Summary Table: Key Flow Matching Approaches and Policy Optimization Innovations

Approach	Policy Optimization Feature	Notable Advantages
Consistency/1-Step Flows	Self-consistent velocity field	Fast inference, easy training
Geometric/Riemannian FM	Manifold-aware dynamics	Robustness to geometric constraints
Reward-Aware/Weighted FM	Value-weighted losses, W2/KL regularization	No-collapse, task-aligned policies
Composite/OT Flows	Wasserstein gap estimation, adaptation	Robust transfer from shifted data
Mean-Flow Models	Average over flow intervals	Memory/computation efficiency
Relative Policy Opt (GRPO)	Surrogate reward, group-wise advantages	Efficient RL in large action spaces

Flow matching and policy optimization, as a combined paradigm, offer a scalable, theoretically principled, and empirically validated path toward expressive, efficient, and reward-aligned policy learning across a wide range of domains.

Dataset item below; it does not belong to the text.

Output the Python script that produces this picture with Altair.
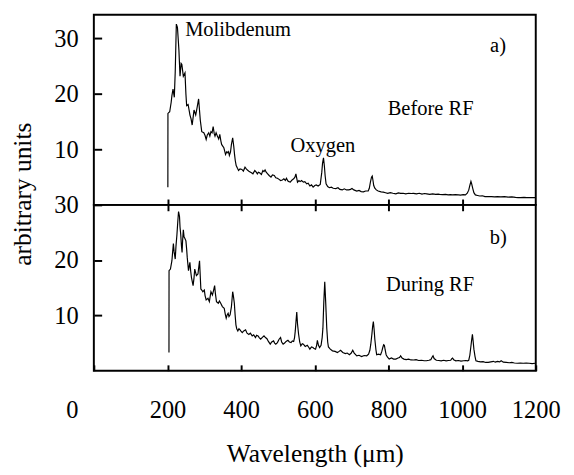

The literature demonstrates that enforcing correct dynamical transport in the action generation process—either via CFM, energy guidance, or manifold-based constraints—enables substantial gains in sample efficiency, robustness, and real-time control, particularly when combined with reward-driven adaptation and diversity-promoting regularization ["FlowNav" (Gode et al., 14 Nov 2024); "FlowPolicy" (Zhang et al., 6 Dec 2024); "RFMP" (Ding et al., 14 Dec 2024); "Flow Q-Learning" (Park et al., 4 Feb 2025); "Online Reward-Weighted Fine-Tuning" (Fan et al., 9 Feb 2025); "Energy-Weighted Flow Matching" (Zhang et al., 6 Mar 2025); "F5R-TTS" (Sun et al., 3 Apr 2025); "COT Policy" (Sochopoulos et al., 2 May 2025); "Flow-GRPO" (Liu et al., 8 May 2025); "FlowHFT" (Li et al., 9 May 2025); "FlowQ" (Alles et al., 20 May 2025); "Streaming Flow Policy" (Jiang et al., 28 May 2025); "CompFlow" (2505.23062); "FlowOE" (Li et al., 6 Jun 2025); "FlowRL" (Lv et al., 15 Jun 2025); "VITA" (Gao et al., 17 Jul 2025); "RL for Flow-Matching Policies" (Pfrommer et al., 20 Jul 2025); "Flow Matching Policy Gradients" (McAllister et al., 28 Jul 2025); "One-Step Flow Policy Mirror Descent" (Chen et al., 31 Jul 2025); "OM2P" (Li et al., 8 Aug 2025)].